A friend of mine recently shared the grief she was experiencing over the loss of her husband of thirty-eight years. He’s been gone for over a decade and she was taken aback by a fresh wave of despair that had suddenly surfaced, startling her.
Processing the frustration of that surprise sadness, I found myself feeling the muscle memory of my own journey with grief. If you’ve said goodbye to someone you love, whether ten days, ten months, or ten years ago, you aren’t a stranger to the painful and unannounced intrusions.
As those of us who’ve experienced loss here understand, our mourning is not linear or orderly. It doesn’t follow a rational or reliable path. Though we may reach clearings or come to understand or accept certain things (at least intellectually) emotionally we are always susceptible to deja vu. We don’t ever settle things and move beyond grief, we simply move ahead with a deficit that will leave us forever changed, with an injury that will never completely heal—with a debt we won’t ever be clear of.
Nothing in this life comes for free, even though we sometimes imagine it does.
Everything valuable we receive needs to be paid for somehow.
Eventually the bill comes due for all of us, no matter how hard we try to avoid it.

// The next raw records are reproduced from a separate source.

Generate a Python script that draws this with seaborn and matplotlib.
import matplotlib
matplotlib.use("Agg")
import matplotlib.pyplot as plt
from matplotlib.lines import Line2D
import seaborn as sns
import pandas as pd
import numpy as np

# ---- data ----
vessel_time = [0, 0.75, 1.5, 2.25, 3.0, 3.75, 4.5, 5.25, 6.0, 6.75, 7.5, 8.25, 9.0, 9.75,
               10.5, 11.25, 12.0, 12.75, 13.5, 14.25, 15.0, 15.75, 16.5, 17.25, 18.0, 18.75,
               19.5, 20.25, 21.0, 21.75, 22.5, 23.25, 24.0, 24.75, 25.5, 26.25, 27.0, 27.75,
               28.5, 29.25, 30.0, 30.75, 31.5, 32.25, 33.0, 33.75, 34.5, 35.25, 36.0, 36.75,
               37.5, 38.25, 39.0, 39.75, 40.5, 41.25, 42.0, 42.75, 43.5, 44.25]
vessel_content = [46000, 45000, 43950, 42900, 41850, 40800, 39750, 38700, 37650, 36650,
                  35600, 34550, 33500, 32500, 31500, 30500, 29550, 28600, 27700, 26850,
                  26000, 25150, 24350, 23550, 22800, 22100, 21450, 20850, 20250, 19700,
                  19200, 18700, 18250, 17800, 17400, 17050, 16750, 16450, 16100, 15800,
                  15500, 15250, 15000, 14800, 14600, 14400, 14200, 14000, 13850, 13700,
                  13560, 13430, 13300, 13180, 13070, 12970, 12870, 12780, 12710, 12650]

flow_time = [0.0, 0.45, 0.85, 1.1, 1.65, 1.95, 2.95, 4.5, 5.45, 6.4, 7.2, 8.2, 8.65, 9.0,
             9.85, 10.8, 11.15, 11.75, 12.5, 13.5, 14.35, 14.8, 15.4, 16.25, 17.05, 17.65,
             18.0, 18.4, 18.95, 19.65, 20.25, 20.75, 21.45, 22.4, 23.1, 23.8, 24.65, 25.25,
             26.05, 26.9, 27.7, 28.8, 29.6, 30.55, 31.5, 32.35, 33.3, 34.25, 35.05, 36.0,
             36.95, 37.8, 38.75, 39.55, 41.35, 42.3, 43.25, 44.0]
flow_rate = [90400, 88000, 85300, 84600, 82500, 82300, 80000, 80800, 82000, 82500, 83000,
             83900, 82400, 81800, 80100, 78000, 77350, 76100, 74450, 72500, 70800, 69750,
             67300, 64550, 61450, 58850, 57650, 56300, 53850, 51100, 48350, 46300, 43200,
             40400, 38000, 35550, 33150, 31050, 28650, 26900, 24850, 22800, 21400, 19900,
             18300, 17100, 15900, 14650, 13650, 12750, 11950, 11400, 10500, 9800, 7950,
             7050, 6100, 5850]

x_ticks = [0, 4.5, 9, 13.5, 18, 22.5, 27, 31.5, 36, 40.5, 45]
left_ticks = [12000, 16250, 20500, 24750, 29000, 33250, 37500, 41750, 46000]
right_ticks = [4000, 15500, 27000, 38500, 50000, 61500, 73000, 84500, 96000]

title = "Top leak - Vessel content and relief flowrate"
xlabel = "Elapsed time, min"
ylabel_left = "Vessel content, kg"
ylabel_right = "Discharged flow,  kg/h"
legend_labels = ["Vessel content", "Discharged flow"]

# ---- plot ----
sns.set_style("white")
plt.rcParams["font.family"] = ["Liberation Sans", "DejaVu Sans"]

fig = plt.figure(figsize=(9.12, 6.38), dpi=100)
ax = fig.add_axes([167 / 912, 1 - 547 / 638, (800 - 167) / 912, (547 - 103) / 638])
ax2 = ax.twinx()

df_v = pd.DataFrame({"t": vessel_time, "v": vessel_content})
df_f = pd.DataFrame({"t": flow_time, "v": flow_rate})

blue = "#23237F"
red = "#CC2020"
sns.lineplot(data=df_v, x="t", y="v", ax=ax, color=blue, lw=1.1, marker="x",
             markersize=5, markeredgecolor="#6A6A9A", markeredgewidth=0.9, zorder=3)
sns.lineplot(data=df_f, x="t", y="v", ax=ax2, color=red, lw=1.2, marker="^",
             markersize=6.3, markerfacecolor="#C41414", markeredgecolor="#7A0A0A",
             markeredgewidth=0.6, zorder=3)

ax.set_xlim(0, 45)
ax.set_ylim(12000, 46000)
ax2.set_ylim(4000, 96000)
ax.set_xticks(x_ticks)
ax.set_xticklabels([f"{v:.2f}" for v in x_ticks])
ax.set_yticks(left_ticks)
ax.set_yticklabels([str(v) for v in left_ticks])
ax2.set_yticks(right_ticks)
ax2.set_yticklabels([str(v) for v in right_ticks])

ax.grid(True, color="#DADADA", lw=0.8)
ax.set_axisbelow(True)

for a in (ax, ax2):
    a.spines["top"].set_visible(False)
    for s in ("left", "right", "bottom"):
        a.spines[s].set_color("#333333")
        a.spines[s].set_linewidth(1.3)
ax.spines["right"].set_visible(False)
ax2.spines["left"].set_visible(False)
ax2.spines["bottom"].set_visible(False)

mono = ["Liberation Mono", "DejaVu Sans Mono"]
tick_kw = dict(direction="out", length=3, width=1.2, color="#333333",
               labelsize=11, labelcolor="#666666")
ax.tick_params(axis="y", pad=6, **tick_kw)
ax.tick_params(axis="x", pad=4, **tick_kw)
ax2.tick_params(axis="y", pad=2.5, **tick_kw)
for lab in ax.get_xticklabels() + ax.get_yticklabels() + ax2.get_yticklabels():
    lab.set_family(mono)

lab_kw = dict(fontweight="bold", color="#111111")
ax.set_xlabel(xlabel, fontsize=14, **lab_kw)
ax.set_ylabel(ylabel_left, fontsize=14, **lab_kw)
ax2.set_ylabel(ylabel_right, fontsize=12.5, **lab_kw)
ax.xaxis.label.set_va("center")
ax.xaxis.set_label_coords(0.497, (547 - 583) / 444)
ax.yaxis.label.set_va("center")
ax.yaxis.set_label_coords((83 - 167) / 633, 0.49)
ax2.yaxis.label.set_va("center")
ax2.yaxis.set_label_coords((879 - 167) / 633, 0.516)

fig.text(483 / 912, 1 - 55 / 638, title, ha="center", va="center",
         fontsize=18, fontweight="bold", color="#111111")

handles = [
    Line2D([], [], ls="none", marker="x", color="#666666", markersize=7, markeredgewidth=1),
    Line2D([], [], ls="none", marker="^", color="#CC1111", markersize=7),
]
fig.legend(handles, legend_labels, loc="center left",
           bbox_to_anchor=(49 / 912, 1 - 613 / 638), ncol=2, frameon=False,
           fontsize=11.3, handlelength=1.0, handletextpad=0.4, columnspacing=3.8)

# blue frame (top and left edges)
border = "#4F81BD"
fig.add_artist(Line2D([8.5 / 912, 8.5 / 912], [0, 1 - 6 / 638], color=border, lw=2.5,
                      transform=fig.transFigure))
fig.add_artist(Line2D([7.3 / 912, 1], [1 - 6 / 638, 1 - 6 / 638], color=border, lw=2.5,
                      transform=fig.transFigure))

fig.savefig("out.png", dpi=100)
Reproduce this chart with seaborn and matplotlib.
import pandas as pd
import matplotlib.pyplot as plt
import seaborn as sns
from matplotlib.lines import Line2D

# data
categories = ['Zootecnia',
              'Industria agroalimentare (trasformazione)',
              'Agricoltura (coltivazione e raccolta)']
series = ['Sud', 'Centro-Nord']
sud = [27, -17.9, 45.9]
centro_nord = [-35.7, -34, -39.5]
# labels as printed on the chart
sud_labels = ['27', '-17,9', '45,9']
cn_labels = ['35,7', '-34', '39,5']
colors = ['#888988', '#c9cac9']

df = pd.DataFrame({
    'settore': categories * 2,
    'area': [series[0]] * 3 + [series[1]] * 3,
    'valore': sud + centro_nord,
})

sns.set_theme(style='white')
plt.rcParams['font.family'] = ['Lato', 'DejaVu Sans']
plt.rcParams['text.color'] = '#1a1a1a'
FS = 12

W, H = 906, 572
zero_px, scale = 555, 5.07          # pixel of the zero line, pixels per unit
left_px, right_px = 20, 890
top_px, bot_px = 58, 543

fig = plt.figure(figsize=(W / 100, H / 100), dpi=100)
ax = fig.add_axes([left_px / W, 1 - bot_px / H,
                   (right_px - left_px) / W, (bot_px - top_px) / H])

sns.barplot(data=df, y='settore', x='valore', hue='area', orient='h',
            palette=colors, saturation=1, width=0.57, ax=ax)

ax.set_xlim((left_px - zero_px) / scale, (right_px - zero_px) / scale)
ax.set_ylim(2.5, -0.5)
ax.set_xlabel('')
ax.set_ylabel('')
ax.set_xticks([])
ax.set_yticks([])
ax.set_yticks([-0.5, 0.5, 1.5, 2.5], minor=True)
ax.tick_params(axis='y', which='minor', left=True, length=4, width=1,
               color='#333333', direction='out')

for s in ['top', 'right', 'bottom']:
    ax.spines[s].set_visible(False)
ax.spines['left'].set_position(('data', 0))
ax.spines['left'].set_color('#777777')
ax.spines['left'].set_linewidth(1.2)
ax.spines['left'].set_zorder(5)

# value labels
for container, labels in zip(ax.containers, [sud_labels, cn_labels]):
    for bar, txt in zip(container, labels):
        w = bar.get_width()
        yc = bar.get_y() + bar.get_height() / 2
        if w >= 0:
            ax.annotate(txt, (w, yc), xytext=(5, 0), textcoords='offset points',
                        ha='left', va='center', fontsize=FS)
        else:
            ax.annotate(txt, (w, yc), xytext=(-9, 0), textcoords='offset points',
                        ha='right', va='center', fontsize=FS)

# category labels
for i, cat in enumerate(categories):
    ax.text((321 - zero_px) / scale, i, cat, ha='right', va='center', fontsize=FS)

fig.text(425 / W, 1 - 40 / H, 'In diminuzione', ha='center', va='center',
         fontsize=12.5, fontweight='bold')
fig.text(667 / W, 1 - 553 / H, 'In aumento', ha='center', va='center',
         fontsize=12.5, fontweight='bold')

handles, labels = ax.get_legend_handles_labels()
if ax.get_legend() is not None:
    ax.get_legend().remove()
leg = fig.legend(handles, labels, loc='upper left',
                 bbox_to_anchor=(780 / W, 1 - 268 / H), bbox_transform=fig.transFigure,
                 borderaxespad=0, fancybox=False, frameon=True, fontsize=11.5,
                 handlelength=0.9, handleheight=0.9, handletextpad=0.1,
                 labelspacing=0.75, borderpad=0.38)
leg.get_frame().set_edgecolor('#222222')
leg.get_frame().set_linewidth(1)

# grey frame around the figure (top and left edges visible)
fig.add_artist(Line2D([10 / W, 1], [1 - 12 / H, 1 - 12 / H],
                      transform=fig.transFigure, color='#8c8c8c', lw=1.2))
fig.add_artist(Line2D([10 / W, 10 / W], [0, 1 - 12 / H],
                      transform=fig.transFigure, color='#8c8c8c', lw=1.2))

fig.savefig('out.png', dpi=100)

Death demands payment, too.
When the separation happens between us and the people who mean the most to us, the instant they are gone—we suddenly realize how much the closeness is going to cost. We learn that we are going to pay for a lifetime in profound sadness, in tears that come from nowhere, in holidays that will never be the same, in loneliness that creeps up and sucker punches us.
Grief is the tax on loving people.
It is the inevitable price for being loved well; necessary payment on the accrued capital gains of intimacy and memories and time with them.
The morning I found out that my father had died, immediately I began paying for everything: the mid-day naps together when I was a toddler, spontaneous trips to get ice cream, car rides home from roller skating, passionate cheers from the bleachers even when I was riding the bench, thousands of seemingly ordinary family dinners, long drives to the beach for vacations, countless calls just to see how I was, delivery room celebrations, decades of inside jokes—an infinite portfolio of beautiful memories.
For the forty-four years I was fortunate enough to have my father, I was wealthy in love, and so now I am rich in loss.
That's how this works.
It has to work that way because if it didn't hurt as much as it does, if it didn't merit the tears and the breakdowns and the present emptiness—it probably wouldn't have been as beautiful as it was.
When I find myself sitting with people who are grieving, I know there is no fixing what feels broken, no magic words to help them sidestep the hell, no alleviating the scalding pain, no way I can spare them any of the sadness—and it's a good thing that I can't. I try to remind them that the severity of the pain in separation now, is confirmation of the strength of the connection then. Their tears are a tribute.
When we lose parents, and friends, and partners, and children, and people who matter to us the pain is profound and ever-present—but we can take solace in its severity, because we know we lived with an embarrassment of riches to begin with. We were known and cared for and treasured, and we lived close enough to someone to memorize the shape of their hands and the sound of their laughter and the smell of their heads and the billion idiosyncrasies that only we were close enough to discover. That is worth whatever we have to spend in mourning now.
If you find yourself freshly grieving and frustrated today, ask yourself:
Would I rather have this terrible pain or lose all memory and experience with the person I love? Because we cannot sidestep the former without giving up the latter. We get to grieve.
I'll be paying back the tax on being my father's son for the rest of my life, and as unbearable as it often is—I'm happy to pay it because I will always come out ahead, I will never be fully in deficit, I will always be in the black.
Grief is a small penalty for the immeasurable treasure of loving and being loved.